June 11, 2007—RFID technology leads us to a world of connected objects, enabling inventory to speak for its presence and drive processes, as opposed to processes driving inventory. This paradigm shift opens up new avenues and approaches to improving process efficiency, inventory management and business intelligence.

RFID networks enable businesses to build event-driven applications and react to real-time information. If business processes start working with real-time events, enterprises can become more efficient and lean.


To have a successful RFID implementation and reap true benefits, businesses must first identify business goals, build RFID networks that provide visibility into assets and inventory, and collect RFID data and convert it into actions, perhaps in real time.

An RFID network generates a continuous stream of data. Because of its sheer volume, this data needs to be handled very carefully. In the world of connected objects, the goal is to have efficient RFID networks that provide the right information to the right application at the right time (the "3 Rs") and make enterprise-management systems event-driven.

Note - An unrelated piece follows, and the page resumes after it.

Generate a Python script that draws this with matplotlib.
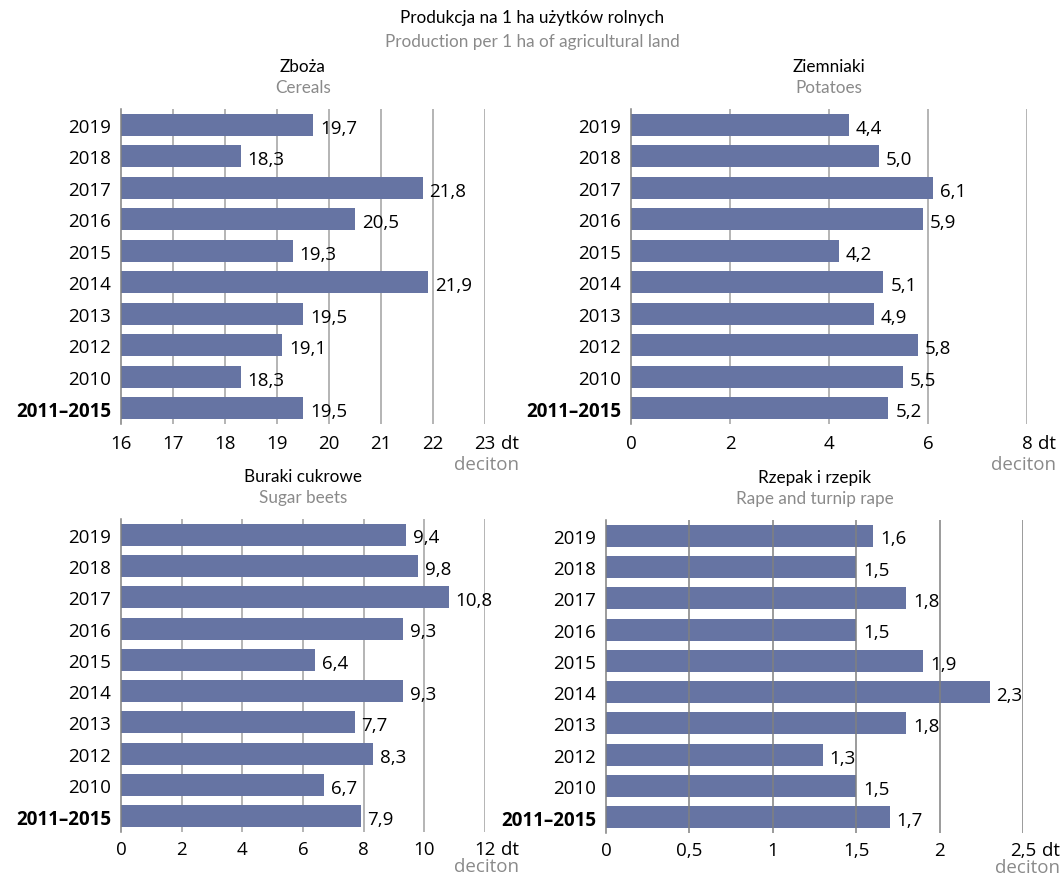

Event-Driven Enterprise-Management Applications
For most companies, enterprise resource planning (ERP) systems keep track of the location and quantity of inventory, while supply chain execution (SCE) systems determine how much to produce, where to produce it and how to distribute it. Processes typically control the production and flow of inventory across the supply chain—a process-driven approach. In the world of connected objects, where RFID networks sense the presence (or absence) of inventory, business processes will become driven more by events than by processes. The receipt of a purchase order is an event, and it may trigger several business processes—such as manufacturing and logistics—upon its arrival. A shipment's receipt may lead to several Electronic Product Code (EPC) reads and trigger an electronic proof of delivery (ePOD) application, as well as updates to inventory counts in a warehouse management system (WMS), and the fulfillment of orders awaiting this receipt of shipment.

This fundamental paradigm shift, in which inventory drives processes, fosters efficiencies in the supply chain (or asset utilization) that could not have been achieved in a process-driven world.

Building event-driven processes is a very challenging task, one that requires a tectonic shift in thinking. It may require defining new processes and retraining personnel. Several technical or engineering challenges arise when dealing with a continuous stream of RFID data where time is an integral dimension. Conventional analytical tools have a hard time harnessing actionable intelligence from such data. The biggest cause is RFID data's very nature.